Judaism never shied away from this, and it is most sadly evident in the final chapter of the book of Ecclesiastes and its searingly honest description of senescence:

So remember your Creator

    in the days of your youth:
before the days of misery come,
    and years draw near when you will say:
    “I have no pleasure in them” —

before the sun and light and moon
and the stars grow dark,
and the clouds dissipate after the rain…
    or the golden bowl is crushed,
    or the jug at the cistern is shattered,
or the wheel at the well is broken.
Then the dust returns to the ground it came from,
and the spirit returns to God who gave it.

It is at this moment of cruel inevitability that clarity, self-honesty and brutal self-awareness are most needed. Perhaps this is what the Psalmist really meant by “do not allow me to be cast into old age”. The tragedy is not ageing, but its delusion: the refusal to accept my own limitations and the loss of all that I once held to be true and treasured about myself.

Humility requires us to recognise and accept when we have a failing body and weakening mind. It means knowing when it is time to let go, and to listen to the voice within and the voices of your most honest friends and critics. It’s going when people still want you to stay, as opposed to staying when they want you to go. Better is the path of humility than the disgrace of humiliation.

What made Biden’s last days before resigning so painful to watch was that this essentially good and humble man was inviting his own humiliation.

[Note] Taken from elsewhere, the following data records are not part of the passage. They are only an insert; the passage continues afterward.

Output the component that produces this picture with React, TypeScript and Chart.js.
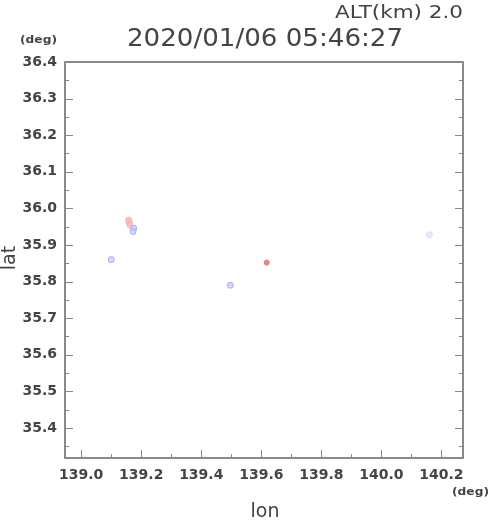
import React, { useEffect, useRef } from "react";
import { Chart, registerables } from "chart.js";

Chart.register(...registerables);

const titleText = "2020/01/06 05:46:27";
const altText = "ALT(km) 2.0";
const xTickValues = [139.0, 139.2, 139.4, 139.6, 139.8, 140.0, 140.2];
const yTickValues = [35.4, 35.5, 35.6, 35.7, 35.8, 35.9, 36.0, 36.1, 36.2, 36.3, 36.4];
const xMinorStep = 0.1;
const yMinorStep = 0.05;
const xRange = [138.946, 140.272];
const yRange = [35.318, 36.4];

const blueLon = [139.1, 139.175, 139.173, 139.497];
const blueLat = [35.86, 35.946, 35.937, 35.79];
const pinkLon = [139.158, 139.16, 139.162];
const pinkLat = [35.968, 35.962, 35.955];
const redLon = [139.618];
const redLat = [35.852];
const faintLon = [140.16];
const faintLat = [35.928];

const pts = (xs: number[], ys: number[]) => xs.map((x, i) => ({ x, y: ys[i] }));

const FONT = "'DejaVu Sans', sans-serif";
const TXT = "#444";

function fitText(ctx: any, text: string, left: number, y: number, width: number) {
  const w = ctx.measureText(text).width;
  ctx.save();
  ctx.translate(left, y);
  ctx.scale(width / w, 1);
  ctx.textAlign = "left";
  ctx.fillText(text, 0, 0);
  ctx.restore();
}

const framePlugin = {
  id: "frame",
  afterDraw(chart: any) {
    const { ctx, chartArea: a, scales } = chart;
    const xs = scales.x;
    const ys = scales.y;
    ctx.save();
    ctx.strokeStyle = "#666";
    ctx.lineWidth = 1.5;
    ctx.strokeRect(a.left, a.top, a.right - a.left, a.bottom - a.top);
    ctx.lineWidth = 1;
    ctx.strokeStyle = "#888";
    for (let v = Math.ceil(xRange[0] / xMinorStep) * xMinorStep; v <= xRange[1] + 1e-9; v += xMinorStep) {
      const p = Math.round(xs.getPixelForValue(v)) + 0.5;
      const major = xTickValues.some((t) => Math.abs(t - v) < 1e-6);
      const len = major ? 8 : 4;
      ctx.beginPath();
      ctx.moveTo(p, a.bottom);
      ctx.lineTo(p, a.bottom - len);
      ctx.stroke();
    }
    for (let v = Math.ceil(yRange[0] / yMinorStep) * yMinorStep; v <= yRange[1] + 1e-9; v += yMinorStep) {
      const p = Math.round(ys.getPixelForValue(v)) + 0.5;
      const major = yTickValues.some((t) => Math.abs(t - v) < 1e-6);
      const len = major ? 8 : 4;
      ctx.beginPath();
      ctx.moveTo(a.left, p);
      ctx.lineTo(a.left + len, p);
      ctx.moveTo(a.right, p);
      ctx.lineTo(a.right - len, p);
      ctx.stroke();
    }
    ctx.fillStyle = TXT;
    ctx.textBaseline = "middle";
    ctx.font = `17px ${FONT}`;
    fitText(ctx, altText, 335, 14, 128);
    ctx.font = `24px ${FONT}`;
    fitText(ctx, titleText, 127, 40, 276);
    ctx.font = `bold 11px ${FONT}`;
    fitText(ctx, "(deg)", 20, 40, 37);
    fitText(ctx, "(deg)", 452, 492, 37);
    ctx.font = `19px ${FONT}`;
    ctx.textAlign = "center";
    ctx.fillText("lon", 265, 512);
    ctx.save();
    ctx.translate(10, 258);
    ctx.rotate(-Math.PI / 2);
    ctx.fillText("lat", 0, 0);
    ctx.restore();
    ctx.restore();
  },
};

export default function App() {
  const ref = useRef<HTMLCanvasElement>(null);
  useEffect(() => {
    if (!ref.current) return;
    const chart = new Chart(ref.current, {
      type: "scatter",
      data: {
        datasets: [
          {
            data: pts(faintLon, faintLat),
            backgroundColor: "rgba(225,225,255,0.7)",
            borderColor: "rgba(205,205,250,0.7)",
            pointRadius: 3,
            borderWidth: 1,
          },
          {
            data: pts(blueLon, blueLat),
            backgroundColor: "rgba(205,205,255,0.8)",
            borderColor: "rgba(160,160,250,0.9)",
            pointRadius: 3,
            borderWidth: 1,
          },
          {
            data: pts(pinkLon, pinkLat),
            backgroundColor: "rgba(250,190,185,0.85)",
            borderColor: "rgba(245,175,170,0.9)",
            pointRadius: 3,
            borderWidth: 1,
          },
          {
            data: pts(redLon, redLat),
            backgroundColor: "rgba(240,120,120,0.9)",
            borderColor: "rgba(235,110,110,0.9)",
            pointRadius: 2.5,
            borderWidth: 1,
          },
        ],
      },
      options: {
        animation: false,
        responsive: false,
        maintainAspectRatio: false,
        layout: { padding: { left: 0, top: 62, right: 27, bottom: 0 } },
        plugins: { legend: { display: false }, tooltip: { enabled: false }, title: { display: false } },
        scales: {
          x: {
            type: "linear",
            min: xRange[0],
            max: xRange[1],
            border: { display: false },
            grid: { display: false },
            afterBuildTicks: (s: any) => {
              s.ticks = xTickValues.map((value) => ({ value }));
            },
            afterFit: (s: any) => {
              s.height = 63;
            },
            ticks: {
              autoSkip: false,
              maxRotation: 0,
              padding: 1,
              color: TXT,
              font: { family: FONT, size: 14, weight: "bold" },
              callback: (v: any) => Number(v).toFixed(1),
            },
          },
          y: {
            type: "linear",
            min: yRange[0],
            max: yRange[1],
            border: { display: false },
            grid: { display: false },
            afterBuildTicks: (s: any) => {
              s.ticks = yTickValues.map((value) => ({ value }));
            },
            afterFit: (s: any) => {
              s.width = 65;
            },
            ticks: {
              autoSkip: false,
              padding: 0,
              color: TXT,
              font: { family: FONT, size: 14, weight: "bold" },
              callback: (v: any) => Number(v).toFixed(1),
            },
          },
        },
      },
      plugins: [framePlugin],
    });
    return () => chart.destroy();
  }, []);
  return (
    <canvas
      ref={ref}
      width={490}
      height={521}
      style={{ position: "fixed", left: 0, top: 0, width: 490, height: 521, background: "#fff" }}
    />
  );
}
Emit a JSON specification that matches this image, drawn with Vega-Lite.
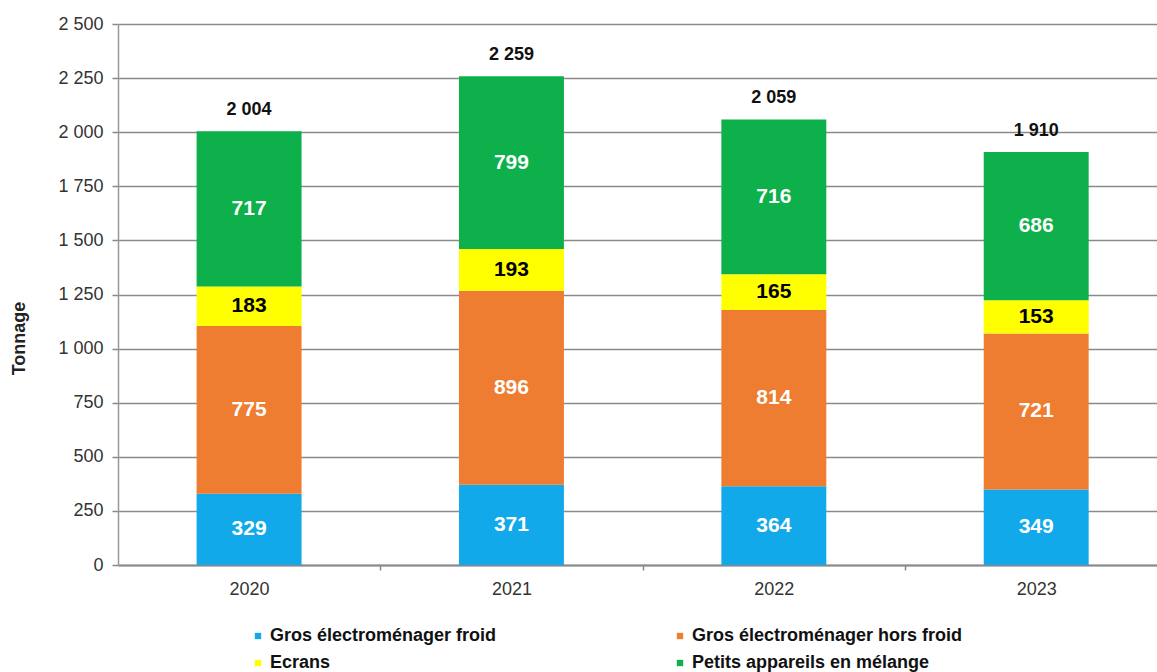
{
  "$schema": "https://vega.github.io/schema/vega-lite/v6.json",
  "width": 1039,
  "height": 541,
  "autosize": {"type": "none"},
  "padding": {"left": 118, "top": 24, "right": 0, "bottom": 107},
  "background": "white",
  "config": {
    "view": {"stroke": null},
    "font": "Liberation Sans",
    "locale": {"number": {"decimal": ",", "thousands": " ", "grouping": [3], "currency": ["", " €"]}}
  },
  "datasets": {
    "tonnages": [
      {"annee": "2020", "categorie": "Gros électroménager froid", "ordre": 1, "valeur": 329},
      {"annee": "2020", "categorie": "Gros électroménager hors froid", "ordre": 2, "valeur": 775},
      {"annee": "2020", "categorie": "Ecrans", "ordre": 3, "valeur": 183},
      {"annee": "2020", "categorie": "Petits appareils en mélange", "ordre": 4, "valeur": 717},
      {"annee": "2021", "categorie": "Gros électroménager froid", "ordre": 1, "valeur": 371},
      {"annee": "2021", "categorie": "Gros électroménager hors froid", "ordre": 2, "valeur": 896},
      {"annee": "2021", "categorie": "Ecrans", "ordre": 3, "valeur": 193},
      {"annee": "2021", "categorie": "Petits appareils en mélange", "ordre": 4, "valeur": 799},
      {"annee": "2022", "categorie": "Gros électroménager froid", "ordre": 1, "valeur": 364},
      {"annee": "2022", "categorie": "Gros électroménager hors froid", "ordre": 2, "valeur": 814},
      {"annee": "2022", "categorie": "Ecrans", "ordre": 3, "valeur": 165},
      {"annee": "2022", "categorie": "Petits appareils en mélange", "ordre": 4, "valeur": 716},
      {"annee": "2023", "categorie": "Gros électroménager froid", "ordre": 1, "valeur": 349},
      {"annee": "2023", "categorie": "Gros électroménager hors froid", "ordre": 2, "valeur": 721},
      {"annee": "2023", "categorie": "Ecrans", "ordre": 3, "valeur": 153},
      {"annee": "2023", "categorie": "Petits appareils en mélange", "ordre": 4, "valeur": 686}
    ],
    "totaux": [
      {"annee": "2020", "total": 2004},
      {"annee": "2021", "total": 2259},
      {"annee": "2022", "total": 2059},
      {"annee": "2023", "total": 1910}
    ]
  },
  "layer": [
    {
      "data": {"name": "tonnages"},
      "transform": [
        {"stack": "valeur", "groupby": ["annee"], "sort": [{"field": "ordre", "order": "ascending"}], "as": ["bas", "haut"]},
        {"calculate": "(datum.bas + datum.haut) / 2", "as": "milieu"}
      ],
      "layer": [
        {
          "mark": {"type": "bar"},
          "encoding": {
            "x": {
              "field": "annee", "type": "ordinal",
              "scale": {"type": "band", "paddingInner": 0.6, "paddingOuter": 0.28, "align": 0.535},
              "axis": {
                "title": null, "labelAngle": 0, "labelFontSize": 18, "labelColor": "#333333",
                "labelPadding": 10, "tickOffset": 131.2, "labelOffset": -131.2, "tickSize": 5, "tickColor": "#888888",
                "tickWidth": 1.5, "domainColor": "#8a8a8a", "domainWidth": 2, "grid": false
              }
            },
            "y": {
              "field": "bas", "type": "quantitative",
              "scale": {"domain": [0, 2500], "nice": false},
              "axis": {
                "title": "Tonnage",
                "values": [0, 250, 500, 750, 1000, 1250, 1500, 1750, 2000, 2250, 2500],
                "format": ",d", "labelFontSize": 18, "labelColor": "#333333",
                "tickSize": 6, "tickColor": "#888888", "tickWidth": 1.5, "labelPadding": 9,
                "gridColor": "#8a8a8a", "gridWidth": 1.5, "domainColor": "#999999", "domainWidth": 1.5,
                "titleFontSize": 18, "titleFontWeight": "bold", "titleColor": "#222222",
                "titleX": -99, "titleY": 314, "titleAngle": -90, "titleAlign": "center", "titleBaseline": "middle"
              }
            },
            "y2": {"field": "haut"},
            "color": {
              "field": "categorie", "type": "nominal",
              "scale": {
                "domain": ["Gros électroménager froid", "Gros électroménager hors froid", "Ecrans", "Petits appareils en mélange"],
                "range": ["#12A9EB", "#EE7D31", "#FFFF00", "#0DB04B"]
              },
              "legend": {
                "orient": "none", "legendX": 131, "legendY": 603, "direction": "horizontal", "columns": 2,
                "title": null, "symbolType": "square", "symbolSize": 40, "symbolStrokeWidth": 0,
                "labelFontSize": 18, "labelFontWeight": "bold", "labelColor": "#111111",
                "labelOffset": 3, "columnPadding": 174, "rowPadding": 9, "labelLimit": 400, "padding": 0
              }
            }
          }
        },
        {
          "mark": {"type": "text", "fontSize": 21, "fontWeight": "bold", "baseline": "middle", "align": "center"},
          "encoding": {
            "x": {"field": "annee", "type": "ordinal"},
            "y": {"field": "milieu", "type": "quantitative"},
            "text": {"field": "valeur", "type": "quantitative", "format": ",d"},
            "color": {"condition": {"test": "datum.categorie === 'Ecrans'", "value": "#000000"}, "value": "#ffffff"}
          }
        }
      ]
    },
    {
      "data": {"name": "totaux"},
      "mark": {"type": "text", "fontSize": 18, "fontWeight": "bold", "baseline": "middle", "align": "center", "dy": -21, "color": "#111111"},
      "encoding": {
        "x": {"field": "annee", "type": "ordinal"},
        "y": {"field": "total", "type": "quantitative"},
        "text": {"field": "total", "type": "quantitative", "format": ",d"}
      }
    }
  ]
}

As writer Arthur C Brooks has observed, “the biggest mistake professionally successful people make is attempting to sustain peak accomplishment indefinitely”. Instead of denying ageing and trying desperately to keep things the way they are, one needs to learn how to embrace the changes and the new challenges and opportunities they offer. To reinvent oneself rather than regress into one’s old self. You have to labour to age gracefully and beautifully!

Brooks suggests that it’s about stopping seeing life as a canvas to fill and starting to see it as a lovely block of marble to shape according to your needs.

Our ancient masters and sages advised that the last stage of life is about synthesising and integrating all you have learnt and gained from life and sharing it with those around you – even as you courageously prepare for your own death.

This is the Mosaic model and can save one from the desolation of ageing; it is what psychologist Eric Fromm refers to as achieving “Ego Integrity” as opposed to sinking into despair. This is how you salvage the breaking heart and discover that point of purity where all ladders start.